Il y avait aussi quelque chose de particulièrement odieux et inique à n’avoir accordé un secours pécuniaire qu’à la femme légitime du garde national, dans une ville ou le tiers environ des unions n’ont pas été consacrées par la loi. J’ai vu plus d’un brave ouvrier, plus d’un honnête employé, pleurer de rage, en étant obligé de déclarer publiquement, devant toute sa compagnie, que la mère de ses enfants, que la compagne de sa vie, n’était qu’une concubine !

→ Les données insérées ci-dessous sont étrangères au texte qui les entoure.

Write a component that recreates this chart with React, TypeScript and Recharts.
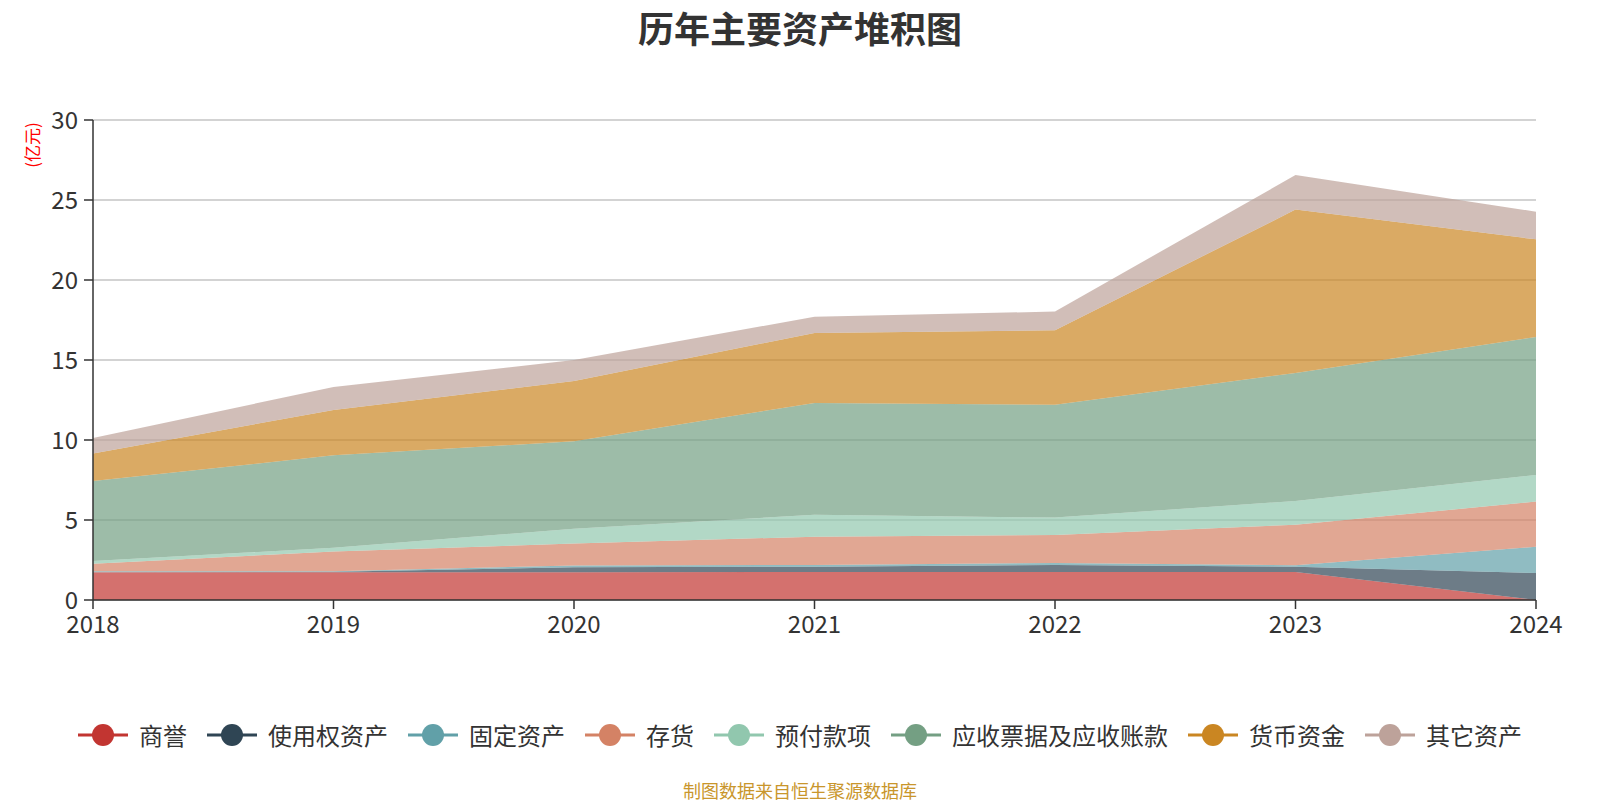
import React from 'react';
import { AreaChart, Area, XAxis, YAxis, CartesianGrid, Legend } from 'recharts';

const years = ['2018', '2019', '2020', '2021', '2022', '2023', '2024'];
const goodwill = [1.74, 1.74, 1.74, 1.75, 1.75, 1.75, 0];
const rightOfUse = [0, 0.02, 0.3, 0.33, 0.44, 0.33, 1.69];
const fixedAssets = [0.06, 0.04, 0.12, 0.11, 0.12, 0.09, 1.64];
const inventory = [0.47, 1.23, 1.37, 1.77, 1.75, 2.54, 2.82];
const prepaid = [0.17, 0.23, 0.92, 1.37, 1.09, 1.48, 1.66];
const receivables = [4.99, 5.78, 5.47, 6.99, 7.05, 8.0, 8.63];
const cash = [1.73, 2.84, 3.76, 4.37, 4.66, 10.21, 6.1];
const otherAssets = [0.97, 1.43, 1.32, 1.01, 1.17, 2.16, 1.73];
const yTicks = [0, 5, 10, 15, 20, 25, 30];

const seriesNames = ['商誉', '使用权资产', '固定资产', '存货', '预付款项', '应收票据及应收账款', '货币资金', '其它资产'];
const seriesKeys = ['goodwill', 'rightOfUse', 'fixedAssets', 'inventory', 'prepaid', 'receivables', 'cash', 'otherAssets'];
const seriesValues = [goodwill, rightOfUse, fixedAssets, inventory, prepaid, receivables, cash, otherAssets];
const seriesColors = ['#c23531', '#2f4554', '#61a0a8', '#d48265', '#91c7ae', '#749f83', '#ca8622', '#bda29a'];

const data = years.map((y, i) => {
  const row: Record<string, string | number> = { year: y };
  seriesKeys.forEach((k, j) => {
    row[k] = seriesValues[j][i];
  });
  return row;
});

const FONT = "'Noto Sans CJK SC', 'Noto Sans', sans-serif";

const LegendContent = () => (
  <div
    style={{
      display: 'flex',
      justifyContent: 'center',
      alignItems: 'center',
      width: 1600,
      height: 24,
      fontFamily: FONT,
      fontSize: 24,
      color: '#333',
      lineHeight: '24px',
    }}
  >
    {seriesNames.map((name, i) => (
      <div key={name} style={{ display: 'flex', alignItems: 'center', marginLeft: i === 0 ? 0 : 20 }}>
        <svg width={50} height={24} style={{ display: 'block' }}>
          <line x1={0} y1={12} x2={50} y2={12} stroke={seriesColors[i]} strokeWidth={3} />
          <circle cx={25} cy={12} r={11} fill={seriesColors[i]} />
        </svg>
        <span style={{ marginLeft: 11, whiteSpace: 'nowrap' }}>{name}</span>
      </div>
    ))}
  </div>
);

export default function App() {
  return (
    <div style={{ position: 'absolute', left: 0, top: 0, width: 1600, height: 800, background: '#fff', fontFamily: FONT }}>
      <div
        style={{
          position: 'absolute',
          left: 0,
          top: 9,
          width: 1600,
          textAlign: 'center',
          fontSize: 36,
          lineHeight: '36px',
          fontWeight: 'bold',
          color: '#333',
        }}
      >
        历年主要资产堆积图
      </div>
      <div
        style={{
          position: 'absolute',
          left: 31,
          top: 145,
          transform: 'translate(-50%, -50%) rotate(-90deg)',
          fontSize: 17,
          lineHeight: '17px',
          color: '#ff0000',
          whiteSpace: 'nowrap',
        }}
      >
        (亿元)
      </div>
      <AreaChart width={1600} height={800} data={data} margin={{ top: 120, right: 64, bottom: 170, left: 33 }}>
        <CartesianGrid horizontal vertical={false} stroke="#c4c4c4" strokeWidth={1.5} />
        <XAxis
          dataKey="year"
          height={30}
          tickSize={9}
          tickMargin={7}
          axisLine={{ stroke: '#333', strokeWidth: 1.5 }}
          tickLine={{ stroke: '#333', strokeWidth: 1.5 }}
          tick={{ fill: '#333', fontSize: 24, fontFamily: FONT }}
          interval={0}
        />
        <YAxis
          width={60}
          domain={[0, 30]}
          ticks={yTicks}
          tickSize={9}
          tickMargin={6}
          axisLine={{ stroke: '#333', strokeWidth: 1.5 }}
          tickLine={{ stroke: '#333', strokeWidth: 1.5 }}
          tick={{ fill: '#333', fontSize: 24, fontFamily: FONT }}
          allowDataOverflow
        />
        {seriesKeys.map((k, i) => (
          <Area
            key={k}
            type="linear"
            dataKey={k}
            name={seriesNames[i]}
            stackId="assets"
            stroke="none"
            fill={seriesColors[i]}
            fillOpacity={0.7}
            isAnimationActive={false}
            dot={false}
            activeDot={false}
          />
        ))}
        <Legend
          layout="horizontal"
          verticalAlign="middle"
          align="center"
          wrapperStyle={{ top: 723, left: 0, width: 1600, height: 24 }}
          content={() => <LegendContent />}
        />
      </AreaChart>
      <div
        style={{
          position: 'absolute',
          left: 0,
          top: 781,
          width: 1600,
          textAlign: 'center',
          fontSize: 18,
          lineHeight: '18px',
          color: '#c9962c',
        }}
      >
        制图数据来自恒生聚源数据库
      </div>
    </div>
  );
}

Celui-là, avec ses trente sous, devait forcément nourrir femme et enfants, ou les condamner à recourir à la mendicité près de la mairie de son quartier.

J’insiste sur tous ces détails, déjà bien connus, afin de faire comprendre ce qu’il fallut de dévouement et d’énergie à ce peuple de Paris, pour résister à l’action de tant de causes de dégoût et

  1. Dans le quatrième arrondissement, qui est un arrondissement de bourgeoisie moyenne, en majeure partie, et qui compte trente-deux mille électeurs, nous avions vingt-cinq mille assistés. Dans les quartiers pauvres, je chiffre monta jusqu’aux neuf dixièmes de la population.
  2. On entretenait, à grands frais, un troupeau de vaches pour le café au lait de mesdames Jules Simon et consorts, et l’on égorgeait, en cachette, dans les souterrains de l’hôtel de ville, des veaux et autres animaux de boucherie, peur la table des membres du gouvernement. Faits constatés pendant la Commune.